Looking at the whole case, the true ground of lamentation seems to be, not that they are going, but that there should not be sufficient inducements at home to countervail the very strong temptation to remove. The emigration was determined by circumstances before the present generation of Englishmen was born; recent events have perhaps enlarged and precipitated it; but no wisdom or power of our time could have prevented it, or can now stop it at will.

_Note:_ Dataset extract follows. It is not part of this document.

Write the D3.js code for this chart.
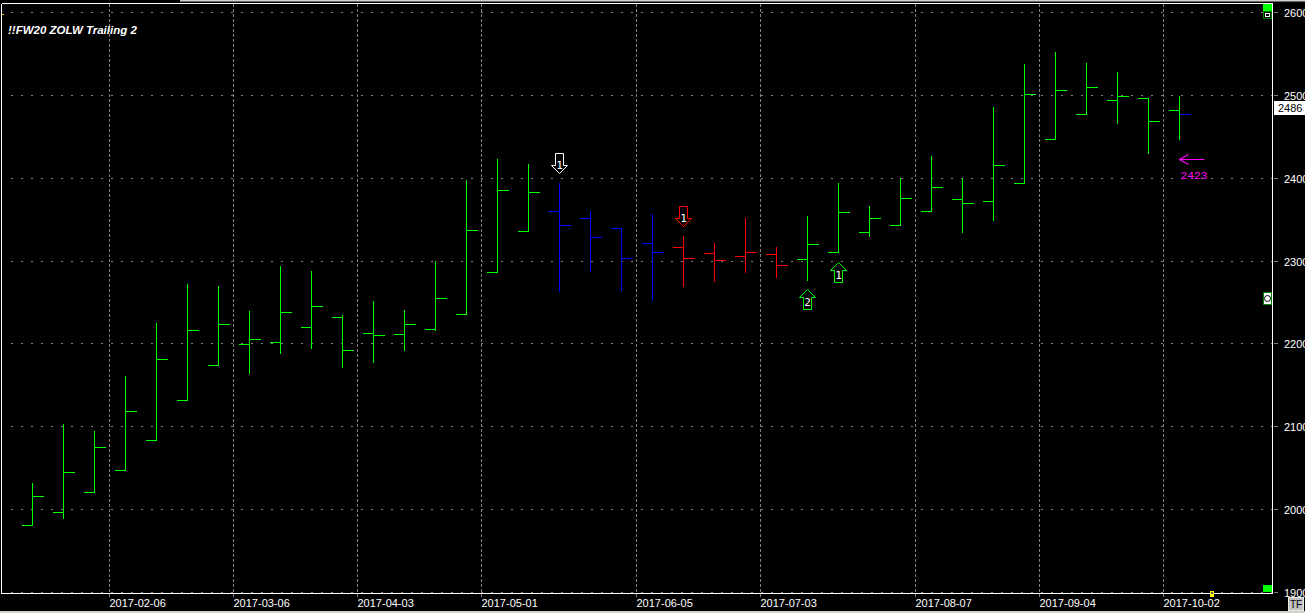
<!DOCTYPE html>
<html><head><meta charset="utf-8">
<script src="https://cdn.jsdelivr.net/npm/d3@7"></script>
<style>html,body{margin:0;padding:0;background:#000;overflow:hidden}svg{display:block}text{font-family:"Liberation Sans",Arial,sans-serif}</style>
</head><body><svg id="c" width="1305" height="613"></svg>
<script>
const title = "!!FW20 ZOLW Trailing 2";
const weeks = ["2017-01-16","2017-01-23","2017-01-30","2017-02-06","2017-02-13","2017-02-20","2017-02-27","2017-03-06","2017-03-13","2017-03-20","2017-03-27","2017-04-03","2017-04-10","2017-04-17","2017-04-24","2017-05-01","2017-05-08","2017-05-15","2017-05-22","2017-05-29","2017-06-05","2017-06-12","2017-06-19","2017-06-26","2017-07-03","2017-07-10","2017-07-17","2017-07-24","2017-07-31","2017-08-07","2017-08-14","2017-08-21","2017-08-28","2017-09-04","2017-09-11","2017-09-18","2017-09-25","2017-10-02"];
const opens  = [1981,1997,2021,2047,2084,2132,2174,2199,2202,2220,2232,2213,2211,2217,2236,2286,2336,2360,2351,2339,2321,2316,2309,2306,2308,2302,2310,2334,2343,2360,2374,2372,2394,2447,2477,2494,2496,2482];
const highs  = [2033,2104,2095,2162,2226,2273,2271,2240,2295,2289,2236,2253,2242,2301,2399,2424,2418,2395,2361,2339,2357,2331,2322,2353,2317,2355,2395,2367,2401,2427,2401,2486,2539,2553,2540,2529,2496,2500];
const lows   = [1981,1989,2021,2047,2084,2132,2174,2164,2189,2194,2171,2177,2192,2216,2236,2286,2336,2263,2288,2265,2252,2269,2275,2286,2280,2276,2310,2330,2343,2360,2334,2349,2394,2447,2477,2466,2430,2447];
const closes = [2016,2045,2075,2119,2181,2216,2224,2205,2238,2245,2192,2210,2224,2255,2337,2385,2383,2343,2328,2303,2310,2303,2301,2310,2295,2320,2359,2351,2376,2389,2370,2415,2501,2506,2510,2499,2469,2477];
const barColors = ["g","g","g","g","g","g","g","g","g","g","g","g","g","g","g","g","g","b","b","b","b","r","r","r","r","g","g","g","g","g","g","g","g","g","g","g","g","g"];
const priceTicks = [1900,2000,2100,2200,2300,2400,2500,2600];
const dateTicks = ["2017-02-06","2017-03-06","2017-04-03","2017-05-01","2017-06-05","2017-07-03","2017-08-07","2017-09-04","2017-10-02"];
const lastPrice = 2486;
const signalWeeks  = ["2017-05-15","2017-06-12","2017-07-10","2017-07-17"];
const signalPrices = [2406,2342,2266,2299];
const signalDirs   = ["down","down","up","up"];
const signalText   = ["1","1","2","1"];
const signalTones  = ["w","r","g","g"];
const stopWeek = "2017-10-02", stopPrice = 2423;

const palette = {g:"#00ff00", b:"#0000ff", r:"#ff0000", w:"#ffffff"};
const svg = d3.select("#c");
const L = 2, R = 1272.5, T = 3.5, B = 592.5;
const y = d3.scaleLinear().domain([1900,2600]).range([592.5,12.5]);
const x = d3.scaleBand().domain(weeks).range([16, 16 + 31*weeks.length]);
const X = d => Math.round(x(d) + 16) + .5;
const Y = v => Math.floor(y(v)) + .5;

svg.append("rect").attr("width",1305).attr("height",613).attr("fill","#000");
svg.append("rect").attr("x",180).attr("y",0).attr("width",1125).attr("height",1.5).attr("fill","#d4d0c8");
svg.append("rect").attr("x",0).attr("y",611).attr("width",1305).attr("height",2).attr("fill","#d4d0c8");

// grid
const grid = svg.append("g").attr("fill","none").attr("stroke","#808080").attr("stroke-width",1).attr("shape-rendering","crispEdges");
grid.selectAll("line.h").data(priceTicks).join("line").attr("class","h")
  .attr("x1",L+9).attr("x2",R-1).attr("y1",Y).attr("y2",Y).attr("stroke-dasharray","2 8");
grid.selectAll("line.t").data(priceTicks).join("line").attr("class","t")
  .attr("x1",R+1).attr("x2",R+5).attr("y1",Y).attr("y2",Y);
grid.selectAll("line.v").data(dateTicks).join("line").attr("class","v")
  .attr("x1",d=>Math.round(x(d))+.5).attr("x2",d=>Math.round(x(d))+.5)
  .attr("y1",T).attr("y2",B+4).attr("stroke-dasharray","3 2");

// price bars
const idx = d3.range(weeks.length);
const bars = svg.append("g").attr("fill","none").attr("shape-rendering","crispEdges");
const bar = bars.selectAll("g").data(idx).join("g").attr("stroke",i=>palette[barColors[i]]);
bar.append("line").attr("x1",i=>X(weeks[i])).attr("x2",i=>X(weeks[i])).attr("y1",i=>Y(highs[i])).attr("y2",i=>Y(lows[i]));
bar.append("line").attr("x1",i=>X(weeks[i])-10.5).attr("x2",i=>X(weeks[i])).attr("y1",i=>Y(opens[i])).attr("y2",i=>Y(opens[i]));
bar.append("line").attr("x1",i=>X(weeks[i])).attr("x2",i=>X(weeks[i])+11).attr("y1",i=>Y(closes[i])).attr("y2",i=>Y(closes[i]))
   .attr("stroke",i=>i===weeks.length-1?palette.b:null);

// frame
const frame = svg.append("g").attr("stroke","#fff").attr("shape-rendering","crispEdges");
frame.append("line").attr("x1",1.5).attr("x2",1.5).attr("y1",T).attr("y2",B+1);
frame.append("line").attr("x1",1.5).attr("x2",R+.5).attr("y1",3.5).attr("y2",3.5);
frame.append("line").attr("x1",R).attr("x2",R).attr("y1",3).attr("y2",B+1);
frame.append("line").attr("x1",1.5).attr("x2",R+.5).attr("y1",B+.5).attr("y2",B+.5);

// axis labels
const lab = svg.append("g").attr("fill","#fff").attr("font-size",11);
lab.selectAll("text.p").data(priceTicks).join("text").attr("class","p")
  .attr("x",1284).attr("y",v=>Y(v)+4).text(d=>d);
lab.selectAll("text.d").data(dateTicks).join("text").attr("class","d")
  .attr("x",d=>x(d)+.5).attr("y",607).text(d=>d);

// title
svg.append("text").attr("x",8).attr("y",34).attr("fill","#fff").attr("font-size",11.5)
  .attr("font-weight","bold").attr("font-style","italic").text(title);

// last price box
svg.append("rect").attr("x",1274).attr("y",101).attr("width",31).attr("height",14).attr("fill","#fff");
svg.append("text").attr("x",1278).attr("y",112).attr("fill","#000").attr("font-size",11).text(lastPrice);

// signal arrows
const arrow = svg.append("g");
signalWeeks.forEach((w,i)=>{
  const cx = X(w), down = signalDirs[i]==="down", s = down ? 1 : -1, c = palette[signalTones[i]], py = Math.round(y(signalPrices[i]))+.5;
  const pts = [[0,0],[-8,-8*s],[-4,-8*s],[-4,-20*s],[4,-20*s],[4,-8*s],[8,-8*s]];
  arrow.append("path").attr("d",d3.line().x(p=>cx+p[0]).y(p=>py+p[1]).curve(d3.curveLinearClosed)(pts))
    .attr("fill","#000").attr("stroke",c).attr("stroke-width",1);
  arrow.append("text").attr("x",cx).attr("y",down ? py-5 : py+16).attr("text-anchor","middle")
    .attr("fill","#fff").attr("font-size",11).style("font-family","'DejaVu Sans Mono'").text(signalText[i]);
});

// stop arrow
const sx = X(stopWeek), sy = Math.round(y(stopPrice))+.5;
const stop = svg.append("g").attr("stroke","#ff00ff").attr("fill","none");
stop.append("line").attr("x1",sx).attr("x2",sx+25).attr("y1",sy).attr("y2",sy);
stop.append("path").attr("d",`M${sx},${sy}L${sx+9},${sy-5}M${sx},${sy}L${sx+9},${sy+5}`).attr("stroke-width",1.3);
svg.append("text").attr("x",sx+1).attr("y",sy+19).attr("fill","#ff00ff").attr("font-size",11.5)
  .style("font-family","'Liberation Mono'").attr("textLength",27).attr("lengthAdjust","spacingAndGlyphs").text(stopPrice);

// scale handles
const h = svg.append("g").attr("shape-rendering","crispEdges");
h.append("rect").attr("x",1263).attr("y",4).attr("width",9).attr("height",8).attr("fill","#00ff00");
h.append("rect").attr("x",1263.5).attr("y",11.5).attr("width",8).attr("height",7).attr("fill","#000").attr("stroke","#008000");
h.append("rect").attr("x",1265.5).attr("y",13.5).attr("width",4).attr("height",3).attr("fill","#000").attr("stroke","#fff");
h.append("rect").attr("x",1263).attr("y",585).attr("width",9).attr("height",7).attr("fill","#00ff00");
h.append("rect").attr("x",1263.5).attr("y",292.5).attr("width",8).attr("height",12).attr("fill","#fff").attr("stroke","#008000").attr("stroke-width",1);
svg.append("circle").attr("cx",1267.5).attr("cy",298.5).attr("r",3).attr("fill","#fff").attr("stroke","#000");
h.append("rect").attr("x",1210).attr("y",591).attr("width",4).attr("height",6).attr("fill","#ffff00");
h.append("rect").attr("x",1211).attr("y",592).attr("width",2).attr("height",2).attr("fill","#555");
h.append("rect").attr("x",2).attr("y",14).attr("width",2).attr("height",1).attr("fill","#ffcc00");

// TF button
h.append("rect").attr("x",1288.5).attr("y",597.5).attr("width",15).attr("height",13).attr("fill","#c0c0c0").attr("stroke","#e8e8e8");
svg.append("text").attr("x",1296).attr("y",608).attr("text-anchor","middle").attr("fill","#000").attr("font-size",10).text("TF");
</script></body></html>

It is argued further, that unless speedy improvements be made in the system of tenantry, and the growth of a middle class encouraged — a class of manufacturers and traders — bearing some proportion to the agricultural population, such as is favored just now by the increased culture of flex, then Ireland will be more and more emptied of the Irish, and the only remaining question will be how long before it shall be occupied by immigrants from other lands. The London Times speaks of the condition and prospects as follows:

Neither the drain which followed the great famine nor the improvements introduced by recent legislation have sufficed to prevent a new exodus. It might have been thought that the reduction of the population from eight millions to six combined with some development of the resources of the country, would have rendered Ireland sufficiently productive for those who remained behind; but such has not been the case. Owing partly to the increased demand for men in America, partly to the facilities of communication, and partly to assistance provided by earlier emigrants, the flood is now setting across the Atlantic in a larger volume than ever. Nor can there be any doubt about the natural character of the movement. It is purity an equalization of demand and supply, and an Irishman leaves his own country simply because he expects to better himself elsewhere. In order to retard emigration the condition of Irishmen should be improved at home, and that conclusion, we need hardly say, has been very willingly drawn on the other side of St. George's Channel.